Hay CF,
Excelent post and questions.

I think this is not an easy questions for me to answer.
I honor my hart always in that I don't discount or minimize the importants of what I need and feel. I have had to deal with a lot of confusion and conflict when it comes to what my hart seems to want. I have learn to ask my self a lot of questions, like what do I realy want? I have found that getting down to the deep often young needs and desires of the hart is a bit difficult. Often for me they are covered by layers of extra meaning and painfull memories. But when I get past all the distortions, confusion and pain, I usually get down to something that look like a unerversal human need.

Being wanted
Being known for who I realy am
Giving and receiving comfort
Having meaningful connections with others
Experiencing the fullness of my life with in meaningful relationship
Becoming more and more whole and compleat
And the like.

I have had to come to the realization that the damage that I have received and the damage that I have caused my self and others in reaction to the original damage has been tremendous and far be on my ability manage.

My hart has taken me on a bunch of long walks on short piers, and seems to prefer to often be leading me to the porvierable sloughter. Step by little step.

When I ask myself what am I realy feeling? It help me get in touch with the underlining basic need.

I think that this helped me see the disruption more clearly and distinguish it from the legitimate underling need.

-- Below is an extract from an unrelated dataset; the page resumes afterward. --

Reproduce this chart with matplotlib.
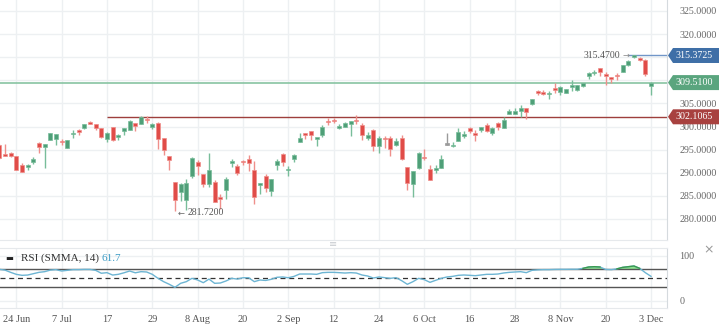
import matplotlib
matplotlib.use("Agg")
import matplotlib.pyplot as plt
from matplotlib.patches import Rectangle, Polygon
import matplotlib.transforms as mtransforms
import numpy as np

plt.rcParams['font.family'] = ['Liberation Serif', 'DejaVu Sans']

# daily candles, first one sits three bars before "24 Jun"
first_index = -3
opens = [296.0, 294.0, 294.2, 293.6, 291.7, 291.3, 292.4, 296.5, 295.6, 297.0,
         297.4, 296.8, 295.4, 298.3, 299.2, 299.6, 301.0, 300.5, 299.6, 297.2,
         299.9, 297.8, 299.1, 299.2, 300.8, 300.6, 301.6, 299.9, 300.7, 297.5,
         293.7, 287.9, 285.8, 284.2, 289.4, 292.4, 289.7, 287.6, 287.9, 284.6,
         286.3, 292.2, 291.5, 292.4, 292.9, 290.7, 287.4, 289.2, 286.1, 291.7,
         294.0, 290.6, 293.0, 296.6, 298.3, 299.1, 297.4, 298.2, 301.1, 301.5,
         299.7, 299.9, 300.5, 301.3, 300.4, 297.5, 299.3, 295.7, 297.3, 297.6,
         296.0, 297.6, 291.2, 287.6, 291.0, 293.3, 290.8, 290.7, 291.0, 296.1,
         295.8, 296.9, 298.0, 299.7, 298.3, 299.3, 300.4, 298.6, 300.7, 299.7,
         302.8, 302.8, 303.4, 304.0, 304.8, 307.7, 307.4, 307.0, 308.1, 307.4,
         307.2, 308.6, 307.8, 308.7, 310.9, 311.5, 312.6, 311.3, 310.7, 311.0,
         311.9, 313.3, 315.0, 314.8, 314.4, 308.7]
highs = [296.2, 296.3, 294.4, 293.6, 292.1, 291.8, 293.4, 296.6, 296.3, 298.6,
         298.4, 297.3, 297.1, 299.2, 299.4, 300.6, 301.1, 300.6, 299.7, 298.8,
         300.0, 298.4, 299.7, 301.4, 300.8, 302.2, 302.2, 300.7, 300.9, 297.5,
         293.7, 287.9, 287.8, 288.6, 293.5, 292.8, 289.7, 294.2, 288.5, 285.4,
         289.0, 293.0, 291.9, 292.7, 293.9, 292.6, 287.8, 289.7, 288.6, 293.0,
         294.3, 291.4, 294.1, 298.6, 298.7, 299.1, 297.6, 300.4, 301.8, 301.8,
         300.6, 300.9, 301.2, 302.5, 300.7, 298.8, 299.5, 297.9, 297.9, 297.9,
         297.6, 298.2, 291.2, 290.3, 294.5, 295.1, 291.7, 291.7, 293.9, 298.6,
         296.6, 299.7, 299.1, 300.0, 299.3, 300.0, 300.7, 299.8, 301.0, 302.0,
         303.8, 304.1, 304.6, 304.0, 306.0, 307.8, 307.8, 307.6, 309.4, 308.7,
         308.2, 310.0, 309.0, 309.5, 311.7, 312.3, 312.6, 311.7, 310.7, 311.5,
         313.3, 314.3, 315.47, 315.0, 314.6, 309.6]
lows = [293.0, 293.6, 293.5, 290.5, 290.1, 290.7, 291.9, 294.2, 291.1, 297.0,
        296.0, 296.1, 295.4, 297.6, 298.1, 299.5, 300.5, 299.2, 297.6, 296.7,
        296.8, 297.0, 298.2, 299.2, 299.1, 300.6, 300.7, 299.5, 295.2, 293.9,
        290.7, 281.72, 283.8, 282.0, 288.9, 289.6, 286.9, 287.0, 283.6, 282.2,
        284.3, 291.2, 289.6, 291.7, 290.3, 283.3, 285.5, 285.8, 285.0, 290.5,
        291.4, 289.2, 292.3, 296.6, 297.3, 297.0, 295.7, 297.7, 300.4, 300.7,
        299.4, 299.9, 298.0, 300.6, 297.1, 297.1, 294.6, 294.3, 295.3, 293.7,
        295.7, 292.8, 286.3, 284.8, 290.8, 292.7, 288.4, 290.0, 291.0, 296.1,
        295.5, 296.9, 297.6, 298.6, 296.9, 298.9, 298.8, 298.2, 299.3, 299.7,
        302.8, 302.7, 302.0, 301.6, 304.7, 306.9, 306.9, 305.9, 307.2, 306.9,
        307.2, 307.6, 307.6, 308.5, 310.2, 311.2, 311.0, 309.0, 309.4, 310.0,
        311.8, 313.1, 314.8, 314.1, 311.0, 306.9]
closes = [293.2, 293.7, 293.6, 290.7, 290.2, 291.5, 293.0, 295.6, 296.3, 298.6,
          298.3, 296.6, 297.1, 298.5, 298.9, 300.5, 300.6, 299.7, 297.8, 298.7,
          297.0, 298.0, 299.7, 301.1, 300.2, 302.0, 301.4, 300.6, 297.3, 295.0,
          292.7, 284.0, 287.6, 287.8, 293.3, 291.5, 287.6, 290.6, 283.6, 284.4,
          288.6, 292.3, 289.9, 292.3, 292.2, 284.8, 287.8, 286.7, 288.6, 292.5,
          292.3, 290.8, 293.8, 297.6, 298.2, 298.1, 297.6, 300.0, 300.9, 301.1,
          300.2, 300.7, 301.1, 301.2, 298.1, 298.1, 295.8, 297.5, 297.2, 295.2,
          296.8, 293.0, 287.8, 290.3, 294.3, 293.1, 288.4, 291.0, 293.0, 296.1,
          296.0, 298.8, 298.1, 299.1, 298.2, 300.0, 299.0, 299.7, 300.0, 301.5,
          303.4, 303.3, 304.1, 303.1, 306.0, 307.2, 307.1, 307.1, 308.0, 308.5,
          308.1, 308.7, 308.9, 309.4, 311.5, 311.9, 311.7, 311.0, 310.3, 310.9,
          313.3, 314.1, 315.4, 314.3, 311.3, 309.51]

rsi_values = [69.7, 68.0, 63.0, 58.6, 56.4, 57.0, 60.0, 63.0, 64.5, 68.0,
              69.0, 66.0, 67.5, 69.0, 69.0, 69.5, 69.5, 67.5, 61.0, 62.3,
              57.0, 58.6, 62.0, 66.0, 62.0, 64.5, 63.8, 58.6, 49.7, 42.3,
              36.4, 29.7, 38.6, 42.3, 49.7, 46.0, 40.0, 48.0, 38.6, 39.3,
              43.8, 49.7, 48.0, 51.0, 51.0, 42.3, 46.0, 45.0, 47.5, 52.0,
              52.7, 51.0, 54.0, 59.3, 59.3, 59.3, 58.6, 62.3, 63.0, 63.0,
              62.3, 61.5, 62.3, 61.5, 57.1, 54.9, 50.4, 52.7, 51.2, 49.7,
              51.2, 44.5, 36.4, 42.3, 49.7, 46.7, 40.8, 45.3, 49.7, 52.7,
              54.1, 56.4, 57.1, 56.4, 55.6, 57.1, 58.6, 58.6, 59.3, 61.6,
              63.0, 63.8, 64.5, 62.3, 67.5, 68.5, 69.0, 69.0, 69.5, 69.7,
              69.7, 69.9, 69.9, 71.9, 74.9, 75.6, 74.9, 69.5, 69.0, 70.8,
              74.1, 75.6, 77.1, 71.9, 62.3, 54.1]
rsi_last = 61.7

date_ticks = [0, 8, 16, 24, 32, 40, 48, 56, 64, 72, 80, 88, 96, 104, 112]
date_labels = ["24 Jun", "7 Jul", "17", "29", "8 Aug", "20", "2 Sep", "12",
               "24", "6 Oct", "16", "28", "8 Nov", "20", "3 Dec"]
price_ticks = [280, 285, 290, 295, 300, 305, 310, 315, 320, 325]
hidden_prices = [310, 315]  # covered by the price tags in the original
rsi_ticks = [0, 100]
rsi_levels = [30, 50, 70]

high_mark = 315.47
low_mark = 281.72
tags = [(315.3725, '#3f6fa7'), (309.51, '#5aa57e'), (302.1065, '#a8413f')]

W, H = 719, 327
fig = plt.figure(figsize=(W / 100, H / 100), dpi=100)
ax = fig.add_axes([0, 1 - 240 / H, 667 / W, 240 / H])
ax2 = fig.add_axes([0, 1 - 307.7 / H, 667 / W, 60 / H])

x = np.arange(len(opens)) + first_index
xmin, xmax = -16.3 / 5.667, (667 - 16.3) / 5.667

up, down, flat = '#4f9f78', '#e04c48', '#9a9a9a'
for xi, o, h, l, c in zip(x, opens, highs, lows, closes):
    if c > o:
        col, edge = up, '#78bd9a'
    elif c < o:
        col, edge = down, '#ef8f8b'
    else:
        col, edge = flat, flat
    ax.vlines(xi, l, h, color=edge, lw=1, zorder=3)
    bottom = min(o, c)
    height = max(abs(c - o), 0.3)
    ax.add_patch(Rectangle((xi - 0.37, bottom), 0.74, height, facecolor=col,
                           edgecolor=edge, lw=0.5, zorder=4))

ax.set_xlim(xmin, xmax)
ax.set_ylim(275.45, 327.38)
ax.set_xticks(date_ticks)
ax.set_yticks(price_ticks)
ax.yaxis.tick_right()
ax.set_yticklabels(["" if p in hidden_prices else f"{p:.4f}" for p in price_ticks])
ax.tick_params(axis='y', length=0, pad=9, labelsize=7.2, labelcolor='#666666')
ax.tick_params(axis='x', length=0, labelbottom=False)
ax.grid(color='#edf0f2', lw=1)
ax.set_axisbelow(True)
for s in ['top', 'left']:
    ax.spines[s].set_visible(False)
ax.spines['right'].set_color('#d5dade')
ax.spines['bottom'].set_color('#e6e9ec')

# reference lines
ax.axhline(309.51, color='#88c4a2', lw=1.2, zorder=2)
ax.hlines(302.1065, 16, xmax, color='#9e3f3c', lw=1, zorder=2)
ax.hlines(315.3725, 108, xmax, color='#7196c8', lw=1, zorder=2)

# price tags on the right
trans = mtransforms.blended_transform_factory(ax.transAxes, ax.transData)
px = 1 / 4.622
for price, col in tags:
    x0, x1, xr = 1.0015, 1.009, W / 667
    poly = Polygon([(x0, price), (x1, price + 7.5 * px), (xr, price + 7.5 * px),
                    (xr, price - 7.5 * px), (x1, price - 7.5 * px)],
                   closed=True, transform=trans, facecolor=col, edgecolor='none',
                   clip_on=False, zorder=10)
    ax.add_patch(poly)
    ax.text(676 / 667, price, f"{price:.4f}", transform=trans, color='white',
            fontsize=7.2, va='center', ha='left', zorder=11, clip_on=False)

ax.text(106.6, high_mark - 0.1, "315.4700", fontsize=7, color='#555555',
        ha='right', va='center', zorder=6)
ax.text(107.0, high_mark - 0.1, "→", fontsize=6, color='#888888',
        ha='left', va='center', zorder=6, family=['DejaVu Sans'])
ax.text(28.4, low_mark - 0.4, "←", fontsize=6, color='#666666',
        ha='left', va='center', zorder=6, family=['DejaVu Sans'])
ax.text(30.2, low_mark - 0.4, "281.7200", fontsize=7, color='#555555',
        ha='left', va='center', zorder=6)

# RSI panel
rsi = np.array(rsi_values)
ax2.set_xlim(xmin, xmax)
ax2.set_ylim(-15.6, 117.8)
ax2.fill_between(x, rsi, 70, where=rsi > 70, interpolate=True,
                 color='#8ee48f', lw=0, zorder=2)
ax2.plot(x, rsi, color='#6db5d3', lw=1, zorder=4)
ax2.plot(x, np.where(rsi > 70, rsi, np.nan), color='#3c9a4c', lw=1, zorder=5)
ax2.axhline(rsi_levels[2], color='#555555', lw=1, zorder=3)
ax2.axhline(rsi_levels[0], color='#555555', lw=1, zorder=3)
ax2.axhline(rsi_levels[1], color='#333333', lw=0.9, ls=(0, (4, 3)), zorder=3)
ax2.set_xticks(date_ticks)
ax2.set_xticklabels(date_labels)
ax2.set_yticks(rsi_ticks)
ax2.yaxis.tick_right()
ax2.tick_params(axis='y', length=0, pad=9, labelsize=7.2, labelcolor='#666666')
ax2.tick_params(axis='x', length=0, pad=5, labelsize=7.5, labelcolor='#555555')
ax2.grid(color='#edf0f2', lw=1)
ax2.set_axisbelow(True)
ax2.spines['left'].set_visible(False)
ax2.spines['right'].set_color('#d5dade')
ax2.spines['top'].set_color('#e6e9ec')
ax2.spines['bottom'].set_color('#e6e9ec')

fig.text(9 / W, 1 - 258 / H, "▬", fontsize=6, color='#222222', ha='center',
         va='center', family=['DejaVu Sans'])
fig.text(21 / W, 1 - 258.5 / H, "RSI (SMMA, 14)", fontsize=8, color='#333333',
         ha='left', va='center')
fig.text(101 / W, 1 - 258.5 / H, f"{rsi_last}", fontsize=8, color='#3d9cc6',
         ha='left', va='center')
fig.text(333 / W, 1 - 244 / H, "≡", fontsize=7, color='#c8ccd0', ha='center',
         va='center', family=['DejaVu Sans'])
fig.text(709 / W, 1 - 250 / H, "×", fontsize=9, color='#999999', ha='center',
         va='center', family=['DejaVu Sans'])

fig.savefig("out.png", dpi=100)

The problem that I see is that the disruptive distortive needs do not realy ever get met. They just become biger and want more but never lead me to being truly happy.

For me I have learned that going counter intuitive on what I want sometimes allows for a more happy outcome. So I supose I am becoming truly happy by not following my hart unless it meets at least one of the underling true needs and does not take away from any of the others. If that makes any sense.